(Task to carry out)
Skip the pictures. Reproduce all other material exactly.

(Recorded data)
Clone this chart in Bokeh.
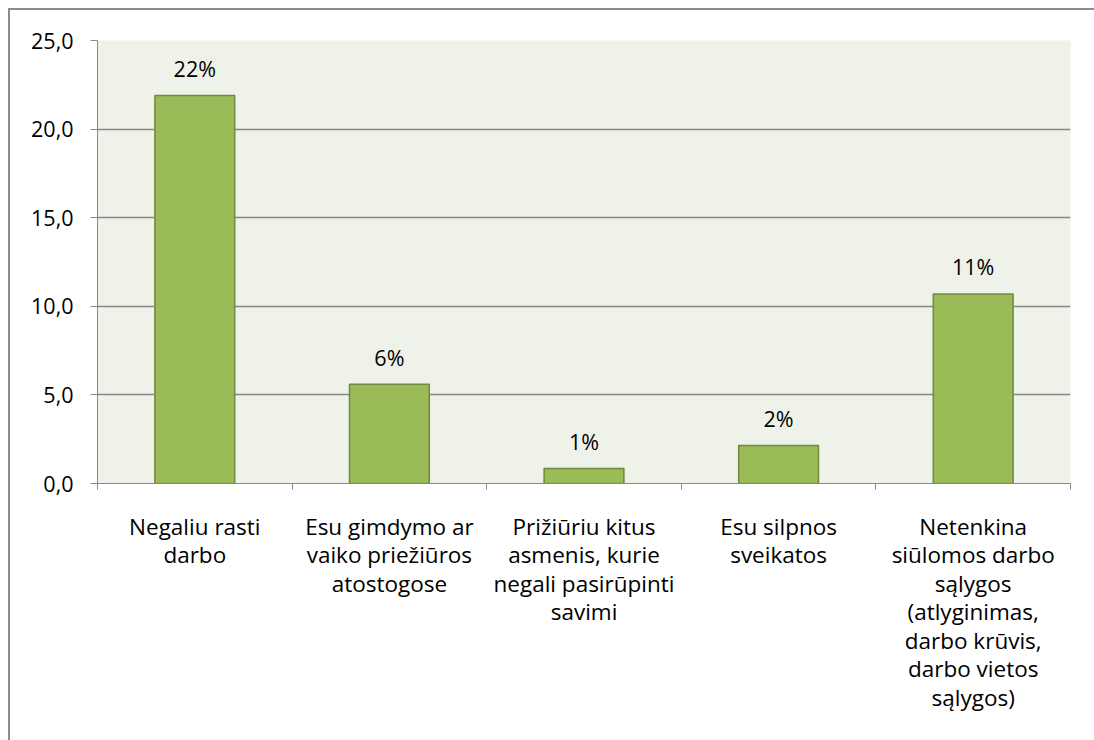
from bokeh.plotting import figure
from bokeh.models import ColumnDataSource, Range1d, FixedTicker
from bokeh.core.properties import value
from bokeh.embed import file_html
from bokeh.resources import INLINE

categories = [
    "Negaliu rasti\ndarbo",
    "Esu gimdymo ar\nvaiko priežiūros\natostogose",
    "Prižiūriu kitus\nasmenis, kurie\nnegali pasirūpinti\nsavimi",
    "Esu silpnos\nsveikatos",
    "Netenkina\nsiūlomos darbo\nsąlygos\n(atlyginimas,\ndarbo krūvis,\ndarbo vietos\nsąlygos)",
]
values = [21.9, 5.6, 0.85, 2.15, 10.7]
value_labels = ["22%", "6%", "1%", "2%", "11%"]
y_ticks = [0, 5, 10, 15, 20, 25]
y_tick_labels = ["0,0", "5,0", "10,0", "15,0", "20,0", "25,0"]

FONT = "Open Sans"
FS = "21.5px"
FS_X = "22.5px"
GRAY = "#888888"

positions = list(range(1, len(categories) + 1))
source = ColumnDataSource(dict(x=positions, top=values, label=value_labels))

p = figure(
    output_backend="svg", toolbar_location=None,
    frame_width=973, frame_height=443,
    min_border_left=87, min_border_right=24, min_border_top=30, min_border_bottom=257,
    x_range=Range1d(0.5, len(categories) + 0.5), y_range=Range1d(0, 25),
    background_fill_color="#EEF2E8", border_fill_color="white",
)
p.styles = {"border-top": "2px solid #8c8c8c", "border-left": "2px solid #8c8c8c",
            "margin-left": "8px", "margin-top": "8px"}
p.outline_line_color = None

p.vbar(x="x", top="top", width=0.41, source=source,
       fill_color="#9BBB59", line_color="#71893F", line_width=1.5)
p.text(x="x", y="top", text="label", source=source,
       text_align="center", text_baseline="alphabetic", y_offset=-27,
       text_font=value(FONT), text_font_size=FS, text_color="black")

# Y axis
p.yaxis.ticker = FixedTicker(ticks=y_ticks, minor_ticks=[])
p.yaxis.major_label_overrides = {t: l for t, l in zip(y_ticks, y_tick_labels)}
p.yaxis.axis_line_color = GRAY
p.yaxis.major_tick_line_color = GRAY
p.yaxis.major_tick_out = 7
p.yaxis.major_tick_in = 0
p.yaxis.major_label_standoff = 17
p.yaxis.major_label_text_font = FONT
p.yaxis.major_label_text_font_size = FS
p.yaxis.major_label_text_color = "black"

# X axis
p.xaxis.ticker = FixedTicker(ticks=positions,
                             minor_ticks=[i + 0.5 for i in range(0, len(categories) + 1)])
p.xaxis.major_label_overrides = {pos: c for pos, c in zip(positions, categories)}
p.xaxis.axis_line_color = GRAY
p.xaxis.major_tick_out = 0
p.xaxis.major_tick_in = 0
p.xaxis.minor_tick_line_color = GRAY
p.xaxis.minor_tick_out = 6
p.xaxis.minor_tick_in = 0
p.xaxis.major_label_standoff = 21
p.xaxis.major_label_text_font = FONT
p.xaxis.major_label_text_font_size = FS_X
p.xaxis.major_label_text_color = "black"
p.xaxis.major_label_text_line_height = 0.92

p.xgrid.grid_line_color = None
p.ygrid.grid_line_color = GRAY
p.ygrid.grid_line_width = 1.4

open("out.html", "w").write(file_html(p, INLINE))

(Result below)
Clone this chart in Bokeh.
from bokeh.plotting import figure
from bokeh.models import ColumnDataSource, Range1d, FixedTicker
from bokeh.core.properties import value
from bokeh.embed import file_html
from bokeh.resources import INLINE

categories = [
    "Negaliu rasti\ndarbo",
    "Esu gimdymo ar\nvaiko priežiūros\natostogose",
    "Prižiūriu kitus\nasmenis, kurie\nnegali pasirūpinti\nsavimi",
    "Esu silpnos\nsveikatos",
    "Netenkina\nsiūlomos darbo\nsąlygos\n(atlyginimas,\ndarbo krūvis,\ndarbo vietos\nsąlygos)",
]
values = [21.9, 5.6, 0.85, 2.15, 10.7]
value_labels = ["22%", "6%", "1%", "2%", "11%"]
y_ticks = [0, 5, 10, 15, 20, 25]
y_tick_labels = ["0,0", "5,0", "10,0", "15,0", "20,0", "25,0"]

FONT = "Open Sans"
FS = "21.5px"
FS_X = "22.5px"
GRAY = "#888888"

positions = list(range(1, len(categories) + 1))
source = ColumnDataSource(dict(x=positions, top=values, label=value_labels))

p = figure(
    output_backend="svg", toolbar_location=None,
    frame_width=973, frame_height=443,
    min_border_left=87, min_border_right=24, min_border_top=30, min_border_bottom=257,
    x_range=Range1d(0.5, len(categories) + 0.5), y_range=Range1d(0, 25),
    background_fill_color="#EEF2E8", border_fill_color="white",
)
p.styles = {"border-top": "2px solid #8c8c8c", "border-left": "2px solid #8c8c8c",
            "margin-left": "8px", "margin-top": "8px"}
p.outline_line_color = None

p.vbar(x="x", top="top", width=0.41, source=source,
       fill_color="#9BBB59", line_color="#71893F", line_width=1.5)
p.text(x="x", y="top", text="label", source=source,
       text_align="center", text_baseline="alphabetic", y_offset=-27,
       text_font=value(FONT), text_font_size=FS, text_color="black")

# Y axis
p.yaxis.ticker = FixedTicker(ticks=y_ticks, minor_ticks=[])
p.yaxis.major_label_overrides = {t: l for t, l in zip(y_ticks, y_tick_labels)}
p.yaxis.axis_line_color = GRAY
p.yaxis.major_tick_line_color = GRAY
p.yaxis.major_tick_out = 7
p.yaxis.major_tick_in = 0
p.yaxis.major_label_standoff = 17
p.yaxis.major_label_text_font = FONT
p.yaxis.major_label_text_font_size = FS
p.yaxis.major_label_text_color = "black"

# X axis
p.xaxis.ticker = FixedTicker(ticks=positions,
                             minor_ticks=[i + 0.5 for i in range(0, len(categories) + 1)])
p.xaxis.major_label_overrides = {pos: c for pos, c in zip(positions, categories)}
p.xaxis.axis_line_color = GRAY
p.xaxis.major_tick_out = 0
p.xaxis.major_tick_in = 0
p.xaxis.minor_tick_line_color = GRAY
p.xaxis.minor_tick_out = 6
p.xaxis.minor_tick_in = 0
p.xaxis.major_label_standoff = 21
p.xaxis.major_label_text_font = FONT
p.xaxis.major_label_text_font_size = FS_X
p.xaxis.major_label_text_color = "black"
p.xaxis.major_label_text_line_height = 0.92

p.xgrid.grid_line_color = None
p.ygrid.grid_line_color = GRAY
p.ygrid.grid_line_width = 1.4

open("out.html", "w").write(file_html(p, INLINE))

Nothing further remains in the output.